▶ _SUPPLIED MATERIAL_
** start **
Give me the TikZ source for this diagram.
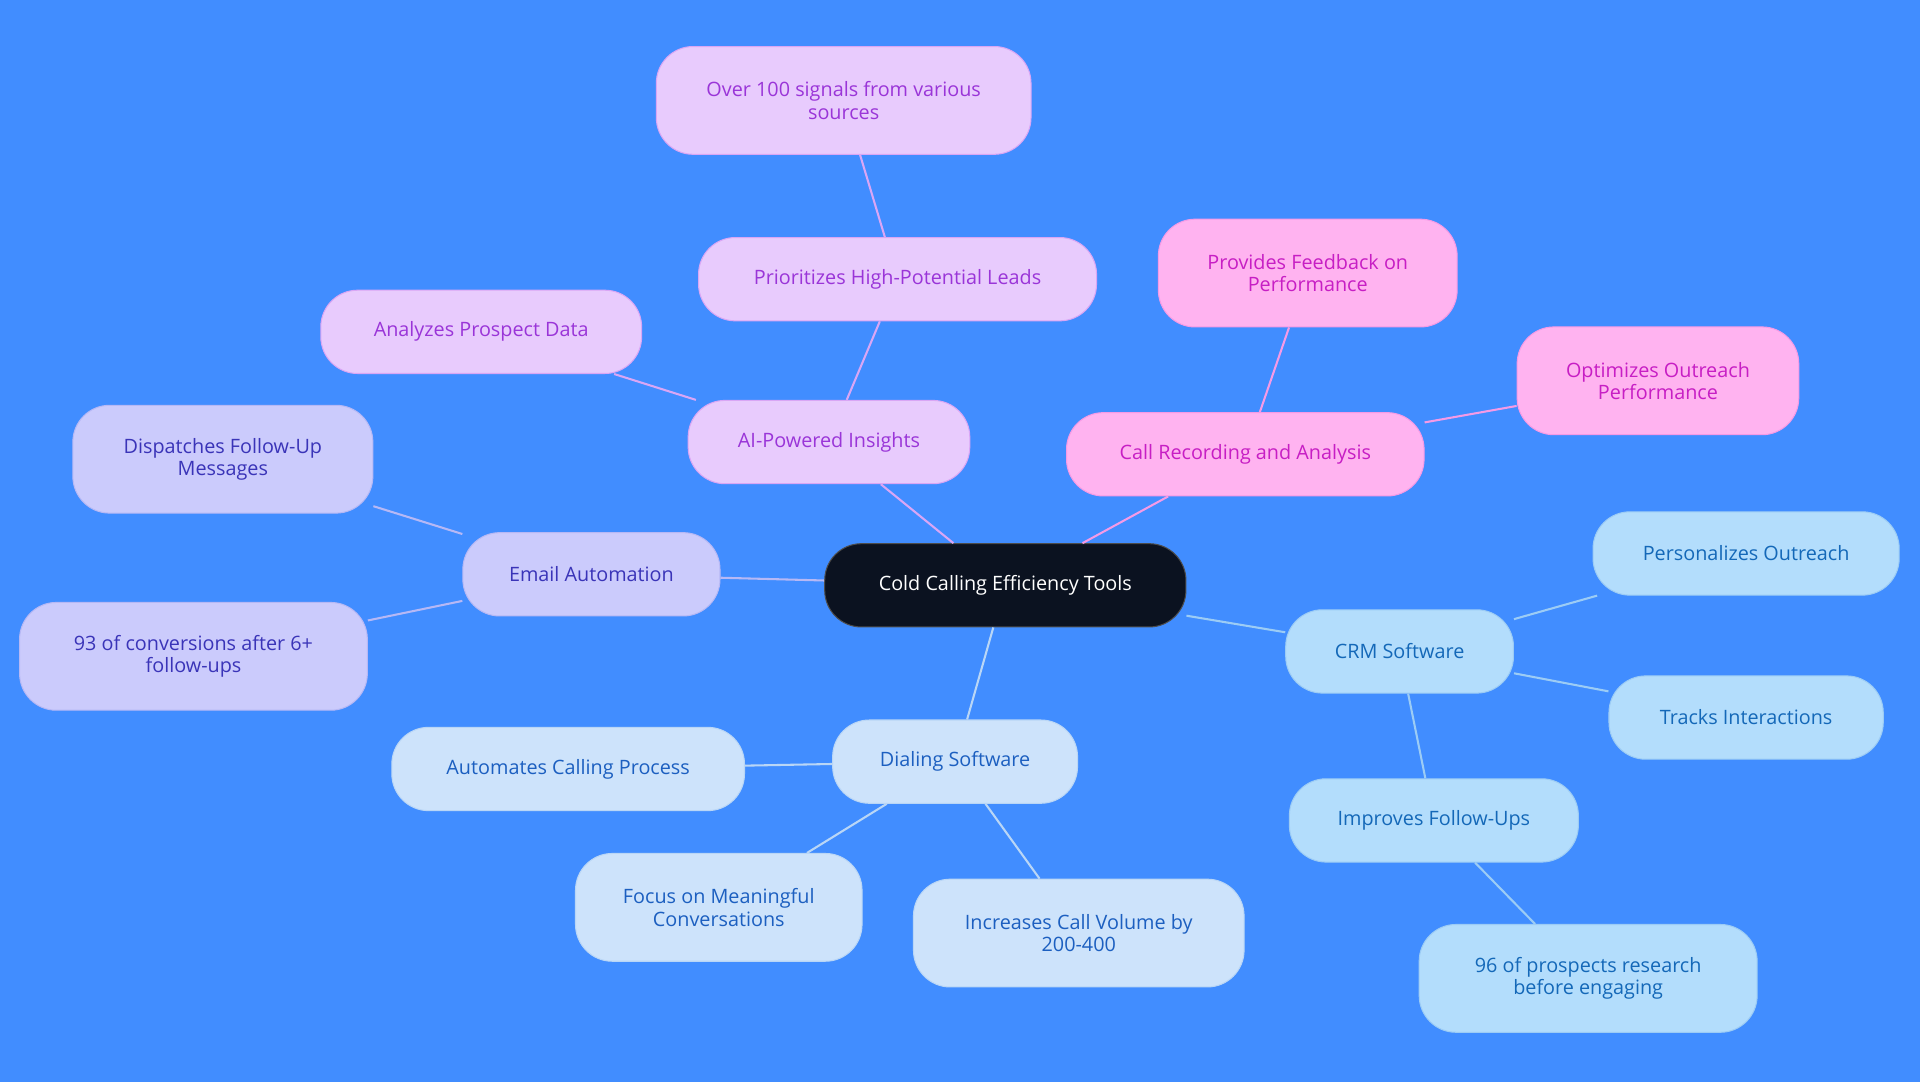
\documentclass[tikz,border=0pt]{standalone}
\usepackage{fontspec}
\setmainfont{Open Sans}
\definecolor{bg}{HTML}{418DFF}
\definecolor{rootfill}{HTML}{0B1220}
\definecolor{aifill}{HTML}{E8CBFD}\definecolor{aitext}{HTML}{9A35D8}\definecolor{ailine}{HTML}{D9A6F5}
\definecolor{crfill}{HTML}{FFB3F0}\definecolor{crtext}{HTML}{C71EC4}\definecolor{crline}{HTML}{F59AE6}
\definecolor{emfill}{HTML}{CBCBFC}\definecolor{emtext}{HTML}{3A34B8}\definecolor{emline}{HTML}{B6B8F5}
\definecolor{dsfill}{HTML}{CDE3FB}\definecolor{dstext}{HTML}{1C5FC0}\definecolor{dsline}{HTML}{B9D6F6}
\definecolor{crmfill}{HTML}{B3DDFC}\definecolor{crmtext}{HTML}{1468B8}\definecolor{crmline}{HTML}{9CCCF5}
\tikzset{
  box/.style={rounded corners=0.75cm, minimum height=1.7cm, align=center, font=\fontsize{11.5}{13}\selectfont, line width=0.6pt},
  tall/.style={minimum height=2.2cm},
  ai/.style={box, fill=aifill, draw=ailine, text=aitext},
  cr/.style={box, fill=crfill, draw=crline, text=crtext},
  em/.style={box, fill=emfill, draw=emline, text=emtext},
  ds/.style={box, fill=dsfill, draw=dsline, text=dstext},
  crm/.style={box, fill=crmfill, draw=crmline, text=crmtext},
}
\begin{document}
\begin{tikzpicture}[x=0.025cm,y=-0.025cm]
\fill[bg] (0,0) rectangle (1568,884);
\useasboundingbox (0,0) rectangle (1568,884);

\node[box, fill=rootfill, draw=gray!60!black, text=white, minimum width=295*0.025cm] (root) at (821,478) {Cold Calling Efficiency Tools};

\node[ai, minimum width=230*0.025cm] (ai) at (677,361) {AI-Powered Insights};
\node[ai, minimum width=325*0.025cm] (prio) at (733,228) {Prioritizes High-Potential Leads};
\node[ai, tall, minimum width=306*0.025cm] (signals) at (689,82) {Over 100 signals from various\\sources};
\node[ai, minimum width=262*0.025cm] (analyze) at (393,271) {Analyzes Prospect Data};

\node[cr, minimum width=292*0.025cm] (rec) at (1017,371) {Call Recording and Analysis};
\node[cr, tall, minimum width=244*0.025cm] (feedback) at (1068,223) {Provides Feedback on\\Performance};
\node[cr, tall, minimum width=230*0.025cm] (optim) at (1354,311) {Optimizes Outreach\\Performance};

\node[em, minimum width=210*0.025cm] (email) at (483,469) {Email Automation};
\node[em, tall, minimum width=245*0.025cm] (dispatch) at (182,375) {Dispatches Follow-Up\\Messages};
\node[em, tall, minimum width=284*0.025cm] (conv) at (158,536) {93 of conversions after 6+\\follow-ups};

\node[ds, minimum width=200*0.025cm] (dial) at (780,622) {Dialing Software};
\node[ds, minimum width=288*0.025cm] (autom) at (464,628) {Automates Calling Process};
\node[ds, tall, minimum width=234*0.025cm] (focus) at (587,741) {Focus on Meaningful\\Conversations};
\node[ds, tall, minimum width=270*0.025cm] (volume) at (881,762) {Increases Call Volume by\\200-400};

\node[crm, minimum width=186*0.025cm] (crm) at (1143,532) {CRM Software};
\node[crm, minimum width=250*0.025cm] (person) at (1426,452) {Personalizes Outreach};
\node[crm, minimum width=224*0.025cm] (track) at (1426,586) {Tracks Interactions};
\node[crm, minimum width=236*0.025cm] (improve) at (1171,670) {Improves Follow-Ups};
\node[crm, tall, minimum width=276*0.025cm] (research) at (1297,799) {96 of prospects research\\before engaging};

\begin{scope}[on background layer/.style={}, line width=1.2pt]
\draw[ailine] (root) -- (ai);
\draw[ailine] (ai) -- (prio);
\draw[ailine] (prio) -- (signals);
\draw[ailine] (ai) -- (analyze);
\draw[crline] (root) -- (rec);
\draw[crline] (rec) -- (feedback);
\draw[crline] (rec) -- (optim);
\draw[emline] (root) -- (email);
\draw[emline] (email) -- (dispatch);
\draw[emline] (email) -- (conv);
\draw[dsline] (root) -- (dial);
\draw[dsline] (dial) -- (autom);
\draw[dsline] (dial) -- (focus);
\draw[dsline] (dial) -- (volume);
\draw[crmline] (root) -- (crm);
\draw[crmline] (crm) -- (person);
\draw[crmline] (crm) -- (track);
\draw[crmline] (crm) -- (improve);
\draw[crmline] (improve) -- (research);
\end{scope}
\end{tikzpicture}
\end{document}
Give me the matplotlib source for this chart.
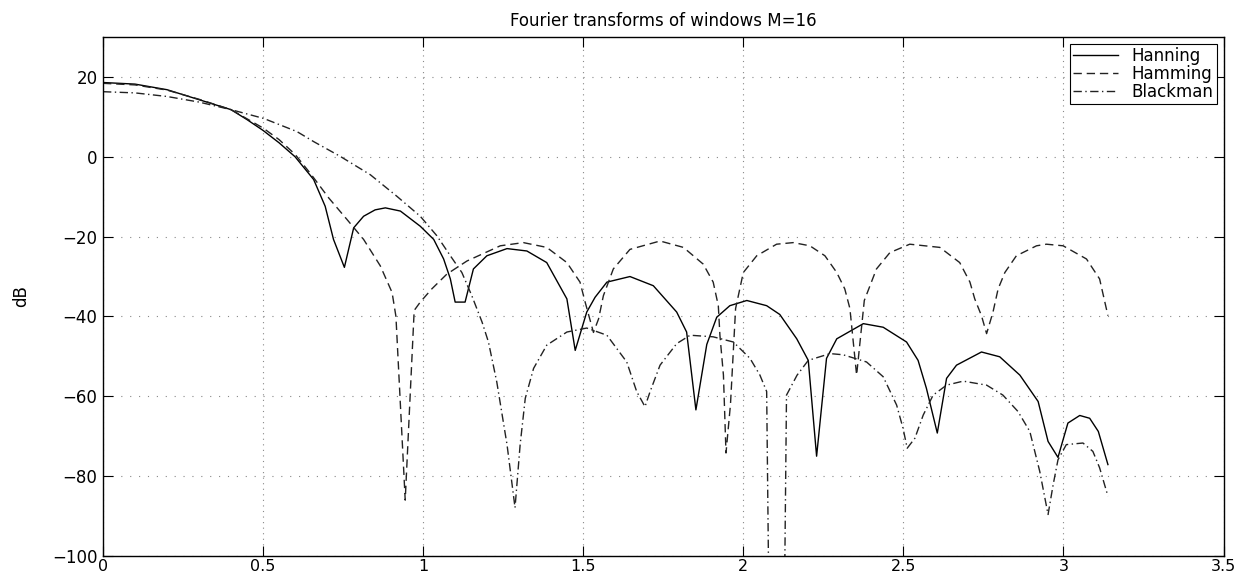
import matplotlib
matplotlib.use("Agg")
from matplotlib import pyplot as plt

# frequency samples (rad) and magnitude (dB)
hanning_w = [0, 0.1, 0.2, 0.3, 0.4, 0.45, 0.5, 0.55, 0.6, 0.658, 0.694, 0.72,
             0.754, 0.783, 0.814, 0.85, 0.882, 0.929, 0.991, 1.033, 1.064, 1.085,
             1.100, 1.131, 1.157, 1.199, 1.262, 1.324, 1.386, 1.449, 1.475, 1.511,
             1.537, 1.574, 1.646, 1.719, 1.792, 1.823, 1.852, 1.886, 1.917, 1.958,
             2.011, 2.073, 2.114, 2.167, 2.203, 2.229, 2.260, 2.292, 2.375, 2.437,
             2.510, 2.546, 2.572, 2.606, 2.635, 2.666, 2.744, 2.801, 2.864, 2.921,
             2.952, 2.983, 3.014, 3.051, 3.082, 3.109, 3.139]
hanning_db = [18.6, 18.2, 16.8, 14.3, 11.8, 9.3, 6.6, 3.5, 0.0, -5.7, -12.4, -20.7,
              -27.7, -17.8, -14.9, -13.3, -12.8, -13.6, -17.4, -20.7, -25.6, -30.6,
              -36.4, -36.4, -28.1, -24.8, -23.0, -23.6, -26.5, -35.6, -48.5, -38.9,
              -35.2, -31.4, -30.0, -32.3, -38.9, -43.9, -63.4, -47.0, -40.2, -37.3,
              -36.0, -37.3, -39.5, -45.6, -51.0, -75.0, -50.5, -45.6, -41.8, -42.7,
              -46.4, -51.0, -58.0, -69.2, -55.5, -52.2, -48.9, -50.1, -54.7, -61.3,
              -71.3, -75.3, -66.7, -64.8, -65.5, -68.8, -77.1]

hamming_w = [0, 0.1, 0.2, 0.3, 0.4, 0.45, 0.5, 0.55, 0.6, 0.65, 0.705, 0.762,
             0.814, 0.866, 0.903, 0.915, 0.944, 0.972, 0.991, 1.027, 1.074, 1.137,
             1.241, 1.313, 1.386, 1.449, 1.490, 1.506, 1.532, 1.548, 1.563, 1.594,
             1.646, 1.740, 1.813, 1.875, 1.906, 1.922, 1.927, 1.938, 1.946, 1.960,
             1.968, 1.976, 2.0, 2.042, 2.104, 2.156, 2.208, 2.255, 2.292, 2.317,
             2.333, 2.354, 2.378, 2.416, 2.458, 2.52, 2.614, 2.676, 2.708, 2.723,
             2.744, 2.760, 2.780, 2.796, 2.817, 2.853, 2.916, 2.947, 2.999, 3.072,
             3.113, 3.139]
hamming_db = [18.4, 18.0, 16.7, 14.4, 11.8, 9.5, 7.2, 4.3, 0.6, -4.4, -10.3, -15.7,
              -20.7, -27.3, -34.0, -40.0, -86.0, -38.5, -36.4, -33.1, -29.4, -26.1,
              -22.3, -21.5, -22.7, -26.5, -31.4, -36.4, -44.0, -40.6, -34.8, -28.1,
              -23.2, -21.1, -22.7, -26.9, -31.4, -37.3, -44.7, -54.7, -74.2, -62.0,
              -50.0, -38.0, -29.0, -24.8, -21.9, -21.5, -22.3, -24.8, -29.0, -33.1,
              -38.0, -54.7, -36.0, -28.1, -24.0, -21.9, -22.7, -26.5, -31.4, -35.6,
              -39.8, -44.3, -38.9, -33.1, -29.0, -24.8, -22.3, -21.9, -22.3, -25.6,
              -30.6, -39.8]

blackman_w = [0, 0.1, 0.2, 0.3, 0.4, 0.502, 0.606, 0.658, 0.741, 0.835, 0.918,
              0.991, 1.043, 1.085, 1.121, 1.152, 1.184, 1.204, 1.230, 1.262, 1.287,
              1.303, 1.319, 1.345, 1.386, 1.449, 1.511, 1.574, 1.636, 1.667, 1.693,
              1.709, 1.740, 1.792, 1.834, 1.906, 1.969, 2.021, 2.052, 2.073, 2.105,
              2.135, 2.168, 2.203, 2.271, 2.312, 2.385, 2.437, 2.479, 2.499, 2.512,
              2.536, 2.562, 2.593, 2.635, 2.687, 2.760, 2.811, 2.858, 2.895, 2.926,
              2.952, 2.968, 2.983, 3.009, 3.061, 3.092, 3.113, 3.139]
blackman_db = [16.3, 16.0, 15.1, 13.7, 11.8, 9.6, 6.3, 3.8, 0.1, -4.5, -9.9,
               -14.9, -19.8, -24.8, -29.0, -34.8, -41.4, -46.4, -56.4, -72.1, -87.9,
               -72.1, -60.5, -53.0, -47.2, -43.9, -42.9, -44.7, -51.4, -58.8, -62.6,
               -58.8, -52.2, -46.8, -44.7, -45.1, -46.4, -50.5, -54.7, -58.8, -300.0,
               -59.7, -54.7, -51.0, -49.3, -49.6, -51.4, -55.1, -62.2, -68.0, -73.0,
               -70.5, -64.7, -59.7, -57.2, -56.2, -57.2, -59.7, -63.8, -68.8, -78.8,
               -89.6, -82.1, -75.9, -72.1, -71.7, -73.8, -77.9, -85.0]

xticks = [0, 0.5, 1, 1.5, 2, 2.5, 3, 3.5]
xticklabels = ["0", "0.5", "1", "1.5", "2", "2.5", "3", "3.5"]
yticks = [-100, -80, -60, -40, -20, 0, 20]

plt.rcParams['font.family'] = ['DejaVu Sans']

fig = plt.figure(figsize=(12.43, 5.78), dpi=100)
ax = fig.add_axes([103 / 1243, 1 - 556 / 578, 1120.5 / 1243, 519 / 578])

ax.plot(hanning_w, hanning_db, color='black', lw=1.0, ls='-', label='Hanning')
ax.plot(hamming_w, hamming_db, color='#222222', lw=1.0, ls=(0, (6, 3.5)), label='Hamming')
ax.plot(blackman_w, blackman_db, color='#222222', lw=1.0, ls=(0, (6, 2.5, 1, 2.5)),
        label='Blackman')

ax.set_xlim(0, 3.5)
ax.set_ylim(-100, 30)
ax.set_xticks(xticks)
ax.set_xticklabels(xticklabels)
ax.set_yticks(yticks)
ax.set_yticklabels([str(v).replace('-', '\u2212') for v in yticks])

ax.grid(axis='x', color='#888888', ls=(0, (1, 4)), lw=0.8)
ax.grid(axis='y', color='#888888', ls=(0, (1, 7)), lw=0.8)
ax.tick_params(direction='in', length=7, width=0.8, top=True, right=True,
               labelsize=12, pad=4)
ax.tick_params(axis='x', labelsize=11.5, pad=2)
for s in ax.spines.values():
    s.set_linewidth(1.0)

ax.set_title('Fourier transforms of windows M=16', fontsize=12, pad=8)
ax.set_ylabel('dB', fontsize=12, labelpad=16)

leg = ax.legend(loc='upper right', fontsize=12, handlelength=2.7,
                fancybox=False, framealpha=1, edgecolor='black',
                borderaxespad=0.4, labelspacing=0.0, borderpad=0.2,
                handletextpad=0.8)
leg.get_frame().set_linewidth(0.8)

fig.savefig('out.png', dpi=100)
** end **
Leave the pictures out and copy exactly the lines from the one with "Give me the matplotlib source for this chart." through the one with "from matplotlib import pyplot as plt", nothing more.

Give me the matplotlib source for this chart.
import matplotlib
matplotlib.use("Agg")
from matplotlib import pyplot as plt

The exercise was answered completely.